Matching consumer preferences with voting profiles yields all sorts of interesting information. Republicans buy domestic SUVs and minivans; Democrats buy foreign ones. R’s drive Audis and GMCs and watch Fox News, and D’s drive Subarus and Volvos and watch CBS and CNN. The History and Learning channels skew heavily R, while the Food Network is overwhelmingly D. Republicans drink dark alcoholic beverages such as scotch and bourbon and red wine; Democrats drink white ones like gin and vodka, and they prefer white wine. Dr Pepper is a Republican drink; Fanta is Democratic. Camping equipment and hiking gear—which Dowd points out are “noninvasive” outdoor products—tilt Democratic. Some of the data is wonderfully unpredictable: The TV show Will & Grace, for example, which centers on the lives of a gay man and a straight woman, leans heavily Republican. It’s the Republican women who are watching it.

Of course, for all the theorizing about the political meaning of Cabela’s and Whole Foods, at some point the stereotypes begin to fall apart. American politics, like Americans themselves, does not always fall into convenient categories. Whole Foods may reek of blue-state attitudes, but its downtown Austin store clearly does not run entirely on purchases made by inner-city liberals, many of whom cannot afford this stuff.
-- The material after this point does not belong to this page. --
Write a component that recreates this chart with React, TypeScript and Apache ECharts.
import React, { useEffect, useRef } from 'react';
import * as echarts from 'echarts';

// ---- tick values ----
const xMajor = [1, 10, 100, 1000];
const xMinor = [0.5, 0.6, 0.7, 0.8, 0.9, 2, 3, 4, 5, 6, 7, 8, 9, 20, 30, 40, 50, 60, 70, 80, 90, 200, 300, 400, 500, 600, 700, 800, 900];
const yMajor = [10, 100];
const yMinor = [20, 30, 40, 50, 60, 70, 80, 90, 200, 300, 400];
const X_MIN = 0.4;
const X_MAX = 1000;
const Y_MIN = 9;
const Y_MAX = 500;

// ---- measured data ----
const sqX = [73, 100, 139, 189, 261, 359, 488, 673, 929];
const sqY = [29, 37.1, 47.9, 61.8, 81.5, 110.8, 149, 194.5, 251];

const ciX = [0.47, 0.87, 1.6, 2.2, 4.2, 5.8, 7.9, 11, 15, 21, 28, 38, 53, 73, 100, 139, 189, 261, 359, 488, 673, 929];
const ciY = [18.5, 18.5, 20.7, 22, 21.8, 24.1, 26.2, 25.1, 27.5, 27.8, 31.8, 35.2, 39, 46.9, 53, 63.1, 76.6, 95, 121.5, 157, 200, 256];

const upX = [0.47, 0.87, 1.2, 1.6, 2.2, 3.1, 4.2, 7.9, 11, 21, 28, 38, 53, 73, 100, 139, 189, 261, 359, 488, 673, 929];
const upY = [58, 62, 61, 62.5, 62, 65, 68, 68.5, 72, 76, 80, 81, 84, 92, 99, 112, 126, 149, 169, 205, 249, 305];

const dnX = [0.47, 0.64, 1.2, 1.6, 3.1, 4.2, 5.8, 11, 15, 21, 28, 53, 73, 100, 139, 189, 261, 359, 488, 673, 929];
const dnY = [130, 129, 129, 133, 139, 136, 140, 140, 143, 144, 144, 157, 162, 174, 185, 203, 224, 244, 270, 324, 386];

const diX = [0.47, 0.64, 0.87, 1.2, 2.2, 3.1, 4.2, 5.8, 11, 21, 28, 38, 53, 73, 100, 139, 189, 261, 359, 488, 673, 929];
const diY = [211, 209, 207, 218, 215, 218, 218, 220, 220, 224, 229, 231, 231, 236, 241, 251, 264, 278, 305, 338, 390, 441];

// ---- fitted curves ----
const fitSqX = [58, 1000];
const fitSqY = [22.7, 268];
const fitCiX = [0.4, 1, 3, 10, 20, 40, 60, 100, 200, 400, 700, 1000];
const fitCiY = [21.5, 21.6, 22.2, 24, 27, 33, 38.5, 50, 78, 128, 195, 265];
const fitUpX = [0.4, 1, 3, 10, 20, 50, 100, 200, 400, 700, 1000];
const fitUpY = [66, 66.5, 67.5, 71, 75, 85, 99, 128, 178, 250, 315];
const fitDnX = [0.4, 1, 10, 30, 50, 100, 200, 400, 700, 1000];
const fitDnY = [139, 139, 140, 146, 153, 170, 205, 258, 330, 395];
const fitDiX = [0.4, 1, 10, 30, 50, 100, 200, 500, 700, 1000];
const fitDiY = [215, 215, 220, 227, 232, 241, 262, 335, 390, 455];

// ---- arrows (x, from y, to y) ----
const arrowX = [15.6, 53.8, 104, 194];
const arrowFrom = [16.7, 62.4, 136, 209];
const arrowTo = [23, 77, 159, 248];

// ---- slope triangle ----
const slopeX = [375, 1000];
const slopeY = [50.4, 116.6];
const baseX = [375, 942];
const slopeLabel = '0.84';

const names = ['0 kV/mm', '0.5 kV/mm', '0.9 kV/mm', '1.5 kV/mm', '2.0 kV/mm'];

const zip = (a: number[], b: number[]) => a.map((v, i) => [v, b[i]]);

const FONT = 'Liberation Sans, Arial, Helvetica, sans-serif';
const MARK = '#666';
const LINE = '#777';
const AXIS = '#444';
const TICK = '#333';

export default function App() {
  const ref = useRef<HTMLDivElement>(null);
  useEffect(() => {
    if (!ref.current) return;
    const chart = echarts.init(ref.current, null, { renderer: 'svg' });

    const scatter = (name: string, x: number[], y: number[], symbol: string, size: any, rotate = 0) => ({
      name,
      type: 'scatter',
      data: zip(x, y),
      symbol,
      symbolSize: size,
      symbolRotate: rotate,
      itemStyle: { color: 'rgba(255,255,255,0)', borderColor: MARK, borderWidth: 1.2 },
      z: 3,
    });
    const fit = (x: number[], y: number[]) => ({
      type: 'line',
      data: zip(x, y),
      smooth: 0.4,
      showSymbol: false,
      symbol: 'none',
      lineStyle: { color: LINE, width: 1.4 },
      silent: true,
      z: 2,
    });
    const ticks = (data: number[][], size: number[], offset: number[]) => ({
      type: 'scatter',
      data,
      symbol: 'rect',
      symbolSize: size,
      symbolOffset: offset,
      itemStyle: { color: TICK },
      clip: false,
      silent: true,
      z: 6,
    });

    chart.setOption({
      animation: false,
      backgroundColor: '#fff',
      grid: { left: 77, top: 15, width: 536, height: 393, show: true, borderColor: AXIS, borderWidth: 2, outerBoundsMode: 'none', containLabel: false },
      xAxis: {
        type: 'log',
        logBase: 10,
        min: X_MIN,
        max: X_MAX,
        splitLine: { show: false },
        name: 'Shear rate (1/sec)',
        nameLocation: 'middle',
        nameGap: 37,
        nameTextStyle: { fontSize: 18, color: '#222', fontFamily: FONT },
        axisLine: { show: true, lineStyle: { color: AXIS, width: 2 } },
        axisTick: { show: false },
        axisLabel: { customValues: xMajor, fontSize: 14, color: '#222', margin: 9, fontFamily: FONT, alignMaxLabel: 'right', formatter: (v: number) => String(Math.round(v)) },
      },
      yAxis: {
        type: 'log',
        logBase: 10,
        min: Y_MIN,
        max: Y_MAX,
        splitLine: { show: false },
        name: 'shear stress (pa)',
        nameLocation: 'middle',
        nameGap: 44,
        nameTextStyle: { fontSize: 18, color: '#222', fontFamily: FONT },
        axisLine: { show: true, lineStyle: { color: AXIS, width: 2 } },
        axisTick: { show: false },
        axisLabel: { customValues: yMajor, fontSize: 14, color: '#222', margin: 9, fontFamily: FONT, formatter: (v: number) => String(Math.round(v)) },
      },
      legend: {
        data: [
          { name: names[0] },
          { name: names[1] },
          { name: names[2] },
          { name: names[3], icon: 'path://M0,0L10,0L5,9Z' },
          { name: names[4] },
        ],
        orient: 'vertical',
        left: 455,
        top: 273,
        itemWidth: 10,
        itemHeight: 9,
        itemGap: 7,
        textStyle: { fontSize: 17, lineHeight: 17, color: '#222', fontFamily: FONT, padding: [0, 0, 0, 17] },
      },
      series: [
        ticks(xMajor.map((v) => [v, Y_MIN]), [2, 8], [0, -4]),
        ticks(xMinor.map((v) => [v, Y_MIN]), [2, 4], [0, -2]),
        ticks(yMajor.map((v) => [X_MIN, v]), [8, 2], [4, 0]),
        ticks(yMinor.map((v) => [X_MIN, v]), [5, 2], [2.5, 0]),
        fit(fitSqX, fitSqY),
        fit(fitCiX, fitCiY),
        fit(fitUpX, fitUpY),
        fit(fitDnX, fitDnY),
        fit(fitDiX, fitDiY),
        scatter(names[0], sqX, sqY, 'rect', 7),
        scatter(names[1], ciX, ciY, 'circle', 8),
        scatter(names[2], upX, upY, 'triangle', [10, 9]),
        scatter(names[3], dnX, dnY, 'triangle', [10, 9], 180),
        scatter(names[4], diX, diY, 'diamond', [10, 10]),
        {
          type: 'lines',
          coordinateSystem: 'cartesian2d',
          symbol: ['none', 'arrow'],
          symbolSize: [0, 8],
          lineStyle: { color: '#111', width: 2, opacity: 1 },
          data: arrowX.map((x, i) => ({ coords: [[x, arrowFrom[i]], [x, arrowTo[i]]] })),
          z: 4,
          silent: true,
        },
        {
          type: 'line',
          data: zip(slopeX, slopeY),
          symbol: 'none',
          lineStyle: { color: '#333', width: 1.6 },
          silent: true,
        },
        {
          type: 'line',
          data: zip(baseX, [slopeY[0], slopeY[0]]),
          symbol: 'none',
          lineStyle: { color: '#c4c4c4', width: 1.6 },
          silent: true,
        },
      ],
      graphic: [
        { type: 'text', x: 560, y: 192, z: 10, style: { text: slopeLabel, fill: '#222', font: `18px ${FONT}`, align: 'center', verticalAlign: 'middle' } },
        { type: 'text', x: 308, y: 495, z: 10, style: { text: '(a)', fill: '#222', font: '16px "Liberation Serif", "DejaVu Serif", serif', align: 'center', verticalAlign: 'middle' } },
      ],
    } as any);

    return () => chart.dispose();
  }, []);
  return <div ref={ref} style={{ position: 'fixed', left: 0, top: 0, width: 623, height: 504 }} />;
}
The store needs wealthy west-side conservatives to survive, and I know a number of Republicans who do their shopping at Whole Foods. They do not seem to be bothered by the store’s politics, which they find amusing.

And the company itself does not follow strict liberal stereotypes: It is a non-union company that has fiercely resisted unionization. Whole Foods’ chairman and co-founder, John Mackey, is a vegan but no Democrat. He is a multimillionaire who admires Ronald Reagan and reads the Wall Street Journal . Meanwhile, Cabela’s, the vaunted red-state giant, is opening a store next year in John Kerry country: Hartford, Connecticut.

Both stores are reaching well beyond their old, politically predictable customer bases. With vegetarians holding at around 5 percent of the population and hunters at 6 percent and dropping, they really have no choice. Flannel-shirted hunting zealots and pale, macrobiotic sylphs do not a Fortune 1000 company sustain. And so Whole Foods offers clothing, books, and expensive food for wealthy foodies, processed food for the business crowd, and racks of non-organic and non-vegetarian products. Cabela’s now devotes a large section of its store to selling furniture and another section to regular clothing, including high-end footgear under pricey brands like Merrell that are favored by blue-staters. All of which suggests that, as Cabela’s and Whole Foods grab ever-larger shares of the retail pie, more and more political impurity is likely to creep in at both stores. There is something both hilarious, and downright American, in the idea of an archconservative hitting the checkout line at Whole Foods with a copy of Buddhadharma, bottles of organic mandarin-orange patchouli deodorant and Dr. Hauschka’s Rhythmic Night Conditioner, and the children’s book Heather Has Two Mommies. Stranger things have happened.